= White Vision =

World War II homing pigeon

White Vision, also known by her service number SURP.41.L.3089, was a female Second World War homing pigeon who served with the National Pigeon Service and was posted to No. 190 Squadron RAF. She was awarded the Dickin Medal for gallantry in 1943 for delivering a message from a flying boat forced to ditch off the coast of Scotland.

==Military service==
White Vision was bred by the Fleming brothers of Motherwell, Lanarkshire, Scotland. During the Second World War she was lent to the National Pigeon Service, and was stationed at Sullom Voe in the Shetland Islands with No. 190 Squadron RAF.

On 11 October 1943, White Vision was aboard a Consolidated PBY Catalina flying boat when it was forced to ditch in the Atlantic near the Hebrides off the coast of Scotland. With the plane's radio out of action, she was released to indicate where the plane had gone down, as bad weather conditions were preventing it from being found by other planes. She flew some 60 mi against a strong headwind, arriving back at her pigeon loft.
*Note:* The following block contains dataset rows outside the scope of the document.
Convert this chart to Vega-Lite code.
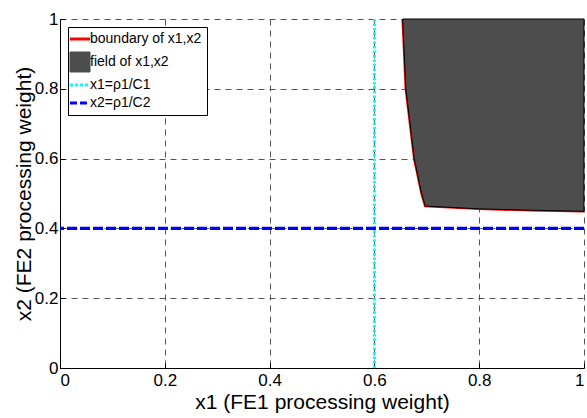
{
  "$schema": "https://vega.github.io/schema/vega-lite/v6.json",
  "width": 524,
  "height": 349,
  "autosize": {"type": "none"},
  "padding": {"left": 60, "top": 19, "right": 3, "bottom": 50},
  "config": {
    "font": "Liberation Sans",
    "view": {"stroke": null},
    "axis": {
      "domainColor": "black",
      "domainWidth": 1,
      "tickColor": "black",
      "tickSize": -5,
      "labelColor": "black",
      "labelFontSize": 17,
      "labelOverlap": false,
      "titleFontSize": 21,
      "titleFontWeight": "normal",
      "titleColor": "black",
      "grid": true,
      "gridColor": "#555555",
      "gridDash": [6, 5],
      "gridWidth": 1,
      "gridOpacity": 1,
      "format": "~g"
    }
  },
  "datasets": {
    "boundary": [
      {"x1": 0.654, "x2": 1.0},
      {"x1": 0.66, "x2": 0.8},
      {"x1": 0.676, "x2": 0.6},
      {"x1": 0.69, "x2": 0.5},
      {"x1": 0.697, "x2": 0.464},
      {"x1": 0.8, "x2": 0.456},
      {"x1": 0.9, "x2": 0.452},
      {"x1": 1.0, "x2": 0.449}
    ],
    "vline": [{"x1": 0.6}],
    "hline": [{"x2": 0.4}]
  },
  "layer": [
    {
      "data": {"name": "boundary"},
      "mark": {"type": "line", "strokeWidth": 2.5},
      "encoding": {
        "x": {"field": "x1", "type": "quantitative", "scale": {"domain": [0, 1], "nice": false},
              "axis": {"title": "x1  (FE1 processing weight)", "values": [0, 0.2, 0.4, 0.6, 0.8, 1], "labelPadding": 9, "titlePadding": 3}},
        "y": {"field": "x2", "type": "quantitative", "scale": {"domain": [0, 1], "nice": false},
              "axis": {"title": "x2 (FE2 processing weight)", "values": [0, 0.2, 0.4, 0.6, 0.8, 1], "labelPadding": 7, "titlePadding": 0}},
        "color": {
          "datum": "boundary of x1,x2",
          "type": "nominal",
          "scale": {
            "domain": ["boundary of x1,x2", "field of x1,x2", "x1=ρ1/C1", "x2=ρ1/C2"],
            "range": ["#ff0000", "#4d4d4d", "#00ffff", "#0000ff"]
          },
          "legend": {
            "title": null,
            "orient": "top-left",
            "offset": 8,
            "strokeColor": "black",
            "fillColor": "white",
            "padding": 5,
            "rowPadding": 4,
            "symbolSize": 400,
            "symbolType": "stroke",
            "labelFontSize": 14,
            "labelColor": "black",
            "labelOffset": 3,
            "encode": {
              "symbols": {
                "update": {
                  "shape": {"signal": "datum.value === 'field of x1,x2' ? 'square' : 'stroke'"},
                  "fill": {"signal": "datum.value === 'field of x1,x2' ? '#4d4d4d' : 'transparent'"},
                  "stroke": {"signal": "datum.value === 'boundary of x1,x2' ? '#ff0000' : datum.value === 'field of x1,x2' ? '#000000' : datum.value === 'x1=ρ1/C1' ? '#00ffff' : '#0000ff'"},
                  "strokeWidth": {"signal": "datum.value === 'field of x1,x2' ? 1 : 3"},
                  "strokeDash": {"signal": "datum.value === 'x1=ρ1/C1' ? [3, 2] : datum.value === 'x2=ρ1/C2' ? [7, 3] : [1, 0]"},
                  "opacity": {"value": 1}
                }
              }
            }
          }
        }
      }
    },
    {
      "data": {"name": "boundary"},
      "mark": {"type": "area", "stroke": "black", "strokeWidth": 1, "opacity": 1},
      "encoding": {
        "x": {"field": "x1", "type": "quantitative"},
        "y": {"field": "x2", "type": "quantitative"},
        "y2": {"datum": 1},
        "color": {"datum": "field of x1,x2", "type": "nominal"}
      }
    },
    {
      "data": {"name": "vline"},
      "mark": {"type": "rule", "strokeWidth": 3, "strokeDash": [2.5, 2]},
      "encoding": {
        "x": {"field": "x1", "type": "quantitative"},
        "color": {"datum": "x1=ρ1/C1", "type": "nominal"}
      }
    },
    {
      "data": {"name": "hline"},
      "mark": {"type": "rule", "strokeWidth": 3.3, "strokeDash": [10, 3]},
      "encoding": {
        "y": {"field": "x2", "type": "quantitative"},
        "color": {"datum": "x2=ρ1/C2", "type": "nominal"}
      }
    }
  ]
}
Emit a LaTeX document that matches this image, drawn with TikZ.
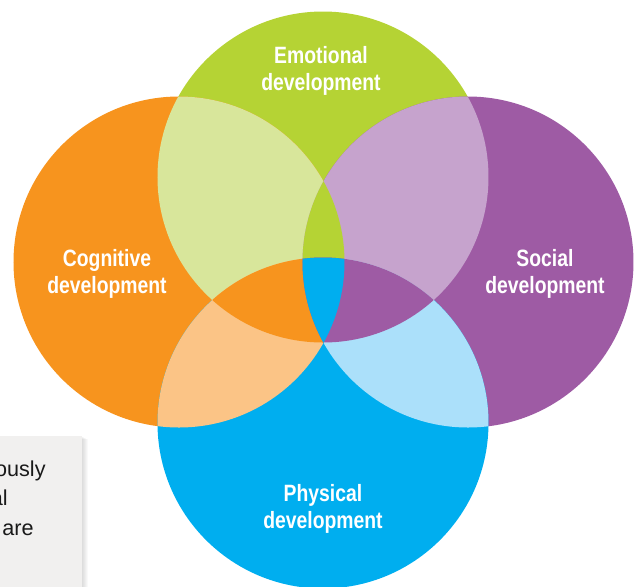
\documentclass[tikz,border=0pt]{standalone}
\usepackage{fontspec}
\usepackage{tikz}
\usepackage{xcolor}
\newfontfamily\labelfont[FakeStretch=0.82]{Liberation Sans}
\newfontfamily\boxfont{Liberation Sans}
\definecolor{emog}{HTML}{B5D334}
\definecolor{emolt}{HTML}{D8E69B}
\definecolor{cogo}{HTML}{F7941E}
\definecolor{coglt}{HTML}{FBC486}
\definecolor{socp}{HTML}{9E5BA4}
\definecolor{soclt}{HTML}{C6A3CD}
\definecolor{phyb}{HTML}{00AEEF}
\definecolor{phylt}{HTML}{ABE0FA}
\definecolor{boxgray}{HTML}{F1F0EF}
\newcommand{\discR}{165.5}
\newcommand{\disc}[1]{(#1) circle[radius=\discR]}

\begin{document}
\begin{tikzpicture}[x=0.5pt,y=-0.5pt,
  lbl/.style={text=white,align=center,inner sep=0pt,
    font=\labelfont\bfseries\fontsize{11.8}{13.7}\selectfont},
  boxtext/.style={text=black!90,inner sep=0pt,font=\boxfont\fontsize{10.8}{15}\selectfont}]
\useasboundingbox (0,0) rectangle (634,586);
\clip (0,0) rectangle (634,586);
% circle centres
\coordinate (ce) at (323,177);
\coordinate (cc) at (179,262);
\coordinate (cs) at (468,262);
\coordinate (cp) at (323,423);
% note box (cut off at the left edge)
\foreach \s in {1,...,6}
  \fill[black,opacity=0.025] (-10,436+0.5*\s) rectangle (82+\s,600);
\fill[boxgray] (-10,436) rectangle (82,600);
\node[boxtext,anchor=base east](t1) at (46,476){ously};
\node[boxtext,anchor=base east](t2) at (8,505){al};
\node[boxtext,anchor=base east](t3) at (34,535){are};
% the four circles
\fill[emog] \disc{ce};
\fill[cogo] \disc{cc};
\fill[socp] \disc{cs};
\fill[phyb] \disc{cp};
% pairwise overlaps
\begin{scope}\clip \disc{ce}; \fill[emolt] \disc{cc}; \fill[soclt] \disc{cs};\end{scope}
\begin{scope}\clip \disc{cp}; \fill[coglt] \disc{cc}; \fill[phylt] \disc{cs};\end{scope}
% triple overlaps
\begin{scope}\clip \disc{ce}; \clip \disc{cc}; \fill[emog] \disc{cs};\end{scope}
\begin{scope}\clip \disc{ce}; \clip \disc{cp}; \fill[cogo] \disc{cc}; \fill[socp] \disc{cs};\end{scope}
% all four
\begin{scope}\clip \disc{ce}; \clip \disc{cc}; \clip \disc{cs}; \fill[phyb] \disc{cp};\end{scope}
% labels
\node[lbl](le) at (321,71){Emotional\\development};
\node[lbl](lc) at (107,274){Cognitive\\development};
\node[lbl](ls) at (545,274){Social\\development};
\node[lbl](lp) at (323,509){Physical\\development};
\end{tikzpicture}
\end{document}
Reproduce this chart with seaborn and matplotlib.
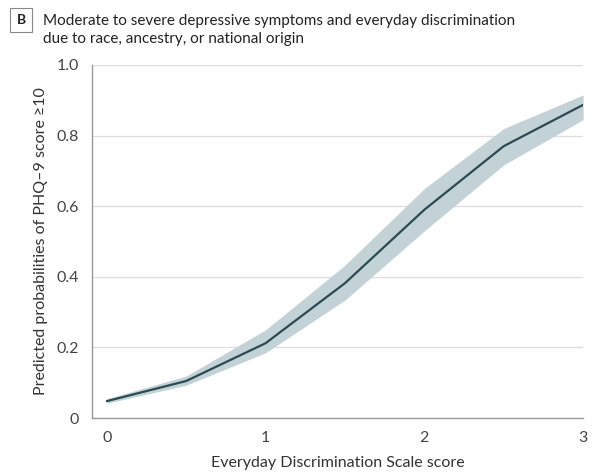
import pandas as pd
import seaborn as sns
import matplotlib.pyplot as plt

# Predicted probabilities
edsScore = [0, 0.5, 1, 1.5, 2, 2.5, 3]
predicted = [0.048, 0.105, 0.212, 0.382, 0.59, 0.77, 0.887]
lowerCI = [0.042, 0.093, 0.185, 0.334, 0.53, 0.717, 0.845]
upperCI = [0.055, 0.119, 0.25, 0.433, 0.65, 0.82, 0.915]
yTicks = [0, 0.2, 0.4, 0.6, 0.8, 1.0]
yTickLabels = ['0', '0.2', '0.4', '0.6', '0.8', '1.0']
xTicks = [0, 1, 2, 3]

data = pd.DataFrame({'EDS': edsScore, 'Predicted': predicted, 'Lower': lowerCI, 'Upper': upperCI})

sns.set_style('white')
plt.rcParams['font.family'] = ['Lato', 'DejaVu Sans']

fig = plt.figure(figsize=(5.92, 4.74), dpi=100)
ax = fig.add_axes([0.155, 0.118, 0.83, 0.745])

#Confidence band and line
ax.fill_between(data['EDS'], data['Lower'], data['Upper'], color='#c3d2d7', linewidth=0, zorder=2)
sns.lineplot(data=data, x='EDS', y='Predicted', color='#2b4a52', linewidth=1.6, ax=ax, zorder=3)

ax.set_xlim(-0.095, 3)
ax.set_ylim(0, 1.0)
ax.set_yticks(yTicks)
ax.set_yticklabels(yTickLabels)
ax.set_xticks(xTicks)
ax.yaxis.grid(True, color='#dddddd', linewidth=0.9, zorder=0)
ax.set_axisbelow(True)
sns.despine(ax=ax)
for side in ['left', 'bottom']:
    ax.spines[side].set_color('#999999')
    ax.spines[side].set_linewidth(1.0)
ax.tick_params(axis='both', length=5, width=1.0, color='#999999', labelsize=11.5, labelcolor='#444444', pad=4)

ax.set_xlabel('Everyday Discrimination Scale score', fontsize=11.5, color='#333333', labelpad=8)
ax.set_ylabel('Predicted probabilities of PHQ–9 score ≥10', fontsize=11.5, color='#333333', labelpad=6)

#Panel title
fig.text(0.073, 0.937, 'Moderate to severe depressive symptoms and everyday discrimination\ndue to race, ancestry, or national origin',
         fontsize=11, color='#222222', va='center', ha='left', linespacing=1.4)
fig.text(0.036, 0.958, 'B', fontsize=10, color='#222222', va='center', ha='center', fontweight='bold',
         bbox=dict(boxstyle='square,pad=0.45', facecolor='white', edgecolor='#888888', linewidth=0.8))

plt.savefig('out.png', dpi=100)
The search was resumed and the plane was subsequently found, with all eleven members of the air crew saved after they had spent some eighteen hours in the sea.

She was awarded the Dickin Medal on 2 December 1943; her medal citation reads "For delivering a message under exceptionally difficult conditions and so contributing to the rescue of an Air Crew while serving with the RAF in October 1943." The medal is referred to as the animal's Victoria Cross, and White Vision was one of the first pigeons to be awarded it.